The second rupture, irreversible, was that of 1962. With Algerian independence, virtually the entire Jewish population — some 130,000 people across the country — left the territory, in a massive exodus toward metropolitan France and, to a lesser extent, toward Israel. The Jewish community of Oran, one of the largest in the country, dispersed within a matter of months. The Guerchon, like the Jews of Oranie as a whole, rebuilt their lives principally in the major French cities — Marseille, Paris, Lyon, Toulouse — as well as in Israel. Thus ended, after several centuries, the Algerian History of the lineage, henceforth inscribed within a new diaspora.
The history of the Guerchon lineage, as sources allow us to reconstruct it, is emblematic of the fate of the Jews of North Africa. A name carrying a double etymology — the Hebrew Guershon, "he is a stranger there," and the Spanish designating the man who is "resourceful" — encapsulates in itself the encounter, on Maghrebi soil, of biblical depth and Iberian heritage [Dafina, Les noms des Juifs du Maroc] [Eisenbeth, 1936].

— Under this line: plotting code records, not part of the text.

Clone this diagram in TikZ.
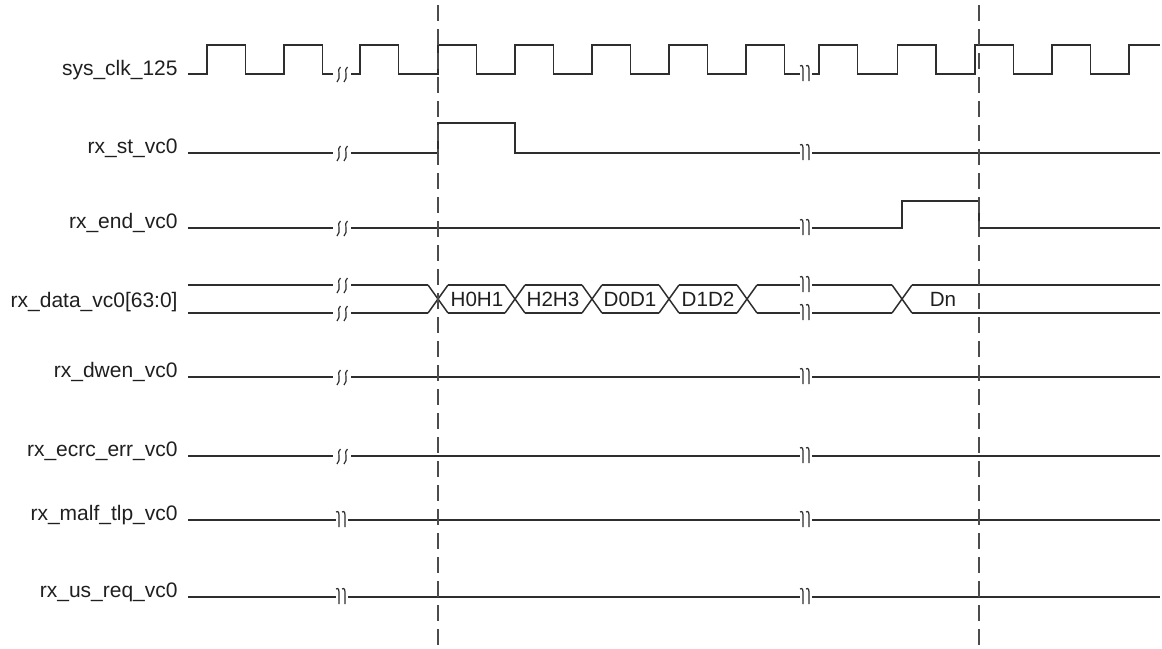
\documentclass[tikz,border=0pt]{standalone}
\usepackage{fontspec}
\setmainfont{Liberation Sans}

\begin{document}
\begin{tikzpicture}
[x=0.5pt,y=-0.5pt,%
  sigdecorate/.style={-,line width=0.75pt,color=black!82},%
  markdecorate/.style={-,line width=0.6pt,color=black!82},%
  cutdecorate/.style={-,line width=0.6pt,color=black!70,dash pattern=on 8pt off 4pt},%
  labeldecorate/.style={anchor=base east,inner sep=0pt,color=black!88,%
    font=\fontsize{10.5}{12.6}\selectfont},%
  celldecorate/.style={inner sep=0pt,color=black!88,%
    font=\fontsize{10.3}{12.4}\selectfont},%
  breaks/.pic={\fill[white] (-9,-4) rectangle (9,4);
    \draw[markdecorate] (-1.5,-7) .. controls (-6,-5) and (0,4) .. (-5,8)
      (5.5,-7) .. controls (1,-5) and (7,4) .. (2,8);},%
  breakh/.pic={\fill[white] (-6,-4) rectangle (6,4);
    \draw[markdecorate] (-6,-8) .. controls (-3,-10) and (-3,-6) .. (-3,-3) -- (-3,7)
      (0,-8) .. controls (3,-10) and (3,-6) .. (3,-3) -- (3,7);}]
\useasboundingbox (0,0) rectangle (1162,648);

%% signal names
\foreach \nodename/\y/\txt in {clk/75/sys\_clk\_125, st/153/rx\_st\_vc0,
  end/228/rx\_end\_vc0, data/307/rx\_data\_vc0[63:0], dwen/377/rx\_dwen\_vc0,
  ecrc/456/rx\_ecrc\_err\_vc0, malf/520/rx\_malf\_tlp\_vc0, usreq/597/rx\_us\_req\_vc0}
{
  \node (\nodename) at (178,\y) [labeldecorate] {\txt};
}

%% clock
\draw[sigdecorate] (188,74)
  \foreach \t in {207,284,360,438,515,592,669,746} {
    -- (\t,74) -- (\t,45) -- (\t+38.6,45) -- (\t+38.6,74) }
  \foreach \t in {819,897.5,975,1052} {
    -- (\t,74) -- (\t,45) -- (\t+38.6,45) -- (\t+38.6,74) }
  -- (1129,74) -- (1129,45) -- (1160,45);

%% single bit signals
\draw[sigdecorate] (188,153) -- (438,153) -- (438,123) -- (515,123) -- (515,153) -- (1160,153);
\draw[sigdecorate] (188,228) -- (902,228) -- (902,201) -- (979,201) -- (979,228) -- (1160,228);
\foreach \y in {377,456,520,597}
{
  \draw[sigdecorate] (188,\y) -- (1160,\y);
}

%% data bus
\foreach \a/\b in {188/428, 448/505, 525/582, 602/659, 679/737, 757/892, 912/1160}
{
  \draw[sigdecorate] (\a,285) -- (\b,285) (\a,313) -- (\b,313);
}
\foreach \c in {438,515,592,669,747,902}
{
  \draw[sigdecorate] (\c-10,285) -- (\c+10,313) (\c-10,313) -- (\c+10,285);
}
\foreach \nodename/\x/\txt in {h01/477/H0H1, h23/553/H2H3, d01/630/D0D1,
  d12/708/D1D2, dn/943/Dn}
{
  \node (\nodename) at (\x,299) [celldecorate] {\txt};
}

%% time breaks
\foreach \y in {74,153,228,285,313,377,456}
{
  \path (342,\y) pic {breaks};
}
\foreach \y in {520,597}
{
  \path (342,\y) pic {breakh};
}
\foreach \y in {74,153,228,285,313,377,456,520,597}
{
  \path (806,\y) pic {breakh};
}

%% cursors
\draw[cutdecorate] (438,5) -- (438,645);
\draw[cutdecorate] (979,5) -- (979,645);
\end{tikzpicture}
\end{document}
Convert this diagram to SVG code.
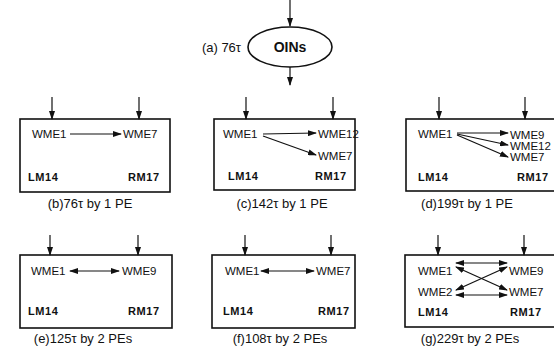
<svg xmlns="http://www.w3.org/2000/svg" width="554" height="353" viewBox="0 0 554 353">
<defs>
<marker id="ah" markerUnits="userSpaceOnUse" markerWidth="9" markerHeight="6" refX="8" refY="3" orient="auto-start-reverse" viewBox="0 0 9 6">
<path d="M0,0 L9,3 L0,6 Z" fill="#111"/>
</marker>
</defs>
<style>
.box{fill:#fff;stroke:#111;stroke-width:1.6}
.ln{stroke:#111;stroke-width:1.2;fill:none}
.w{font-family:"Liberation Sans",Arial,sans-serif;font-size:11.5px;fill:#111}
.b{font-family:"Liberation Sans",Arial,sans-serif;font-size:11px;font-weight:bold;fill:#111;letter-spacing:0.6px}
.cap{font-family:"Liberation Sans",Arial,sans-serif;font-size:13px;fill:#111;text-anchor:middle}
</style>
<rect width="554" height="353" fill="#fff"/>

<g id="nodeA">
<ellipse cx="290" cy="47" rx="42" ry="20" fill="#fff" stroke="#111" stroke-width="1.6"/>
<text x="290" y="52" text-anchor="middle" font-family="Liberation Sans,Arial,sans-serif" font-size="14" font-weight="bold" fill="#111">OINs</text>
<text x="241" y="52" text-anchor="end" class="w" style="font-size:13px">(a) 76τ</text>
</g>

<g id="nodeB">
<rect class="box" x="20" y="119" width="150" height="73"/>
<text class="w" x="32" y="138">WME1</text>
<text class="w" x="123" y="138">WME7</text>
<text class="b" x="28" y="181">LM14</text>
<text class="b" x="128" y="181">RM17</text>
<text class="cap" x="90" y="208">(b)76τ by 1 PE</text>
</g>

<g id="nodeC">
<rect class="box" x="214" y="119" width="141" height="71"/>
<text class="w" x="223" y="138">WME1</text>
<text class="w" x="318" y="138">WME12</text>
<text class="w" x="318" y="160">WME7</text>
<text class="b" x="228" y="180">LM14</text>
<text class="b" x="315" y="180">RM17</text>
<text class="cap" x="282" y="208">(c)142τ by 1 PE</text>
</g>

<g id="nodeD">
<rect class="box" x="406" y="119" width="160" height="72"/>
<text class="w" x="418" y="138">WME1</text>
<text class="w" x="510" y="139">WME9</text>
<text class="w" x="510" y="150">WME12</text>
<text class="w" x="510" y="161">WME7</text>
<text class="b" x="418" y="181">LM14</text>
<text class="b" x="517" y="181">RM17</text>
<text class="cap" x="467" y="208">(d)199τ by 1 PE</text>
</g>

<g id="nodeE">
<rect class="box" x="20" y="255" width="152" height="73"/>
<text class="w" x="31" y="275">WME1</text>
<text class="w" x="122" y="275">WME9</text>
<text class="b" x="28" y="315">LM14</text>
<text class="b" x="128" y="315">RM17</text>
<text class="cap" x="83" y="343">(e)125τ by 2 PEs</text>
</g>

<g id="nodeF">
<rect class="box" x="212" y="255" width="143" height="73"/>
<text class="w" x="225" y="275">WME1</text>
<text class="w" x="316" y="275">WME7</text>
<text class="b" x="223" y="315">LM14</text>
<text class="b" x="318" y="315">RM17</text>
<text class="cap" x="280" y="343">(f)108τ by 2 PEs</text>
</g>

<g id="nodeG">
<rect class="box" x="405" y="255" width="160" height="72"/>
<text class="w" x="418" y="275">WME1</text>
<text class="w" x="418" y="296">WME2</text>
<text class="w" x="509" y="275">WME9</text>
<text class="w" x="509" y="296">WME7</text>
<text class="b" x="418" y="316">LM14</text>
<text class="b" x="510" y="316">RM17</text>
<text class="cap" x="470" y="343">(g)229τ by 2 PEs</text>
</g>

<g id="connectors">
<line class="ln" x1="290" y1="0" x2="290" y2="26" marker-end="url(#ah)"/>
<line class="ln" x1="290" y1="67" x2="290" y2="85" marker-end="url(#ah)"/>

<line class="ln" x1="52" y1="97" x2="52" y2="119" marker-end="url(#ah)"/>
<line class="ln" x1="139" y1="97" x2="139" y2="119" marker-end="url(#ah)"/>
<line class="ln" x1="70" y1="134" x2="121" y2="134" marker-end="url(#ah)"/>

<line class="ln" x1="246" y1="97" x2="246" y2="119" marker-end="url(#ah)"/>
<line class="ln" x1="333" y1="97" x2="333" y2="119" marker-end="url(#ah)"/>
<line class="ln" x1="263" y1="134" x2="316" y2="133" marker-end="url(#ah)"/>
<line class="ln" x1="263" y1="136" x2="316" y2="155" marker-end="url(#ah)"/>

<line class="ln" x1="439" y1="97" x2="439" y2="119" marker-end="url(#ah)"/>
<line class="ln" x1="525" y1="97" x2="525" y2="119" marker-end="url(#ah)"/>
<line class="ln" x1="457" y1="133" x2="508" y2="133" marker-end="url(#ah)"/>
<line class="ln" x1="457" y1="134" x2="508" y2="145" marker-end="url(#ah)"/>
<line class="ln" x1="457" y1="135" x2="508" y2="157" marker-end="url(#ah)"/>

<line class="ln" x1="50" y1="235" x2="50" y2="255" marker-end="url(#ah)"/>
<line class="ln" x1="138" y1="235" x2="138" y2="255" marker-end="url(#ah)"/>
<line class="ln" x1="70" y1="271" x2="119" y2="271" marker-start="url(#ah)" marker-end="url(#ah)"/>

<line class="ln" x1="245" y1="235" x2="245" y2="255" marker-end="url(#ah)"/>
<line class="ln" x1="331" y1="235" x2="331" y2="255" marker-end="url(#ah)"/>
<line class="ln" x1="261" y1="271" x2="314" y2="271" marker-start="url(#ah)" marker-end="url(#ah)"/>

<line class="ln" x1="438" y1="235" x2="438" y2="255" marker-end="url(#ah)"/>
<line class="ln" x1="524" y1="235" x2="524" y2="255" marker-end="url(#ah)"/>
<line class="ln" x1="456" y1="263" x2="507" y2="263" marker-start="url(#ah)" marker-end="url(#ah)"/>
<line class="ln" x1="456" y1="295" x2="507" y2="295" marker-start="url(#ah)" marker-end="url(#ah)"/>
<line class="ln" x1="456" y1="267" x2="507" y2="290" marker-start="url(#ah)" marker-end="url(#ah)"/>
<line class="ln" x1="456" y1="290" x2="507" y2="267" marker-start="url(#ah)" marker-end="url(#ah)"/>
</g>
</svg>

Attested in Orania, catalogued by Maurice Eisenbeth under nine graphic variants, the lineage is inscribed within the long duration of a centuries-old North African Judaism, from its ancient roots to the Frenchification of the nineteenth century, by way of the fusion of the Toshavim and the Megorashim [Eisenbeth, 1936] [Iancu, 1985] [Chouraqui, 1985]. The twentieth century, with the ordeal of Vichy and then the exodus of 1962, closed its Algerian chapter and opened that of the contemporary dispersion [Abitbol, 1983].
If the onomastic archive offers a solid foundation, many aspects of the lineage — individual figures, singular journeys, intimate family memory — remain to be documented. This Great Book is thus intended as a first milestone: an honest historical framework, open to the additions that descendants, communal archives, and research may one day bring to it. In the very name of Guerchon, "he who is a stranger there," perhaps lies the deepest truth of this history: that of a people who knew how to make of exile a dwelling place, and of Memory a homeland.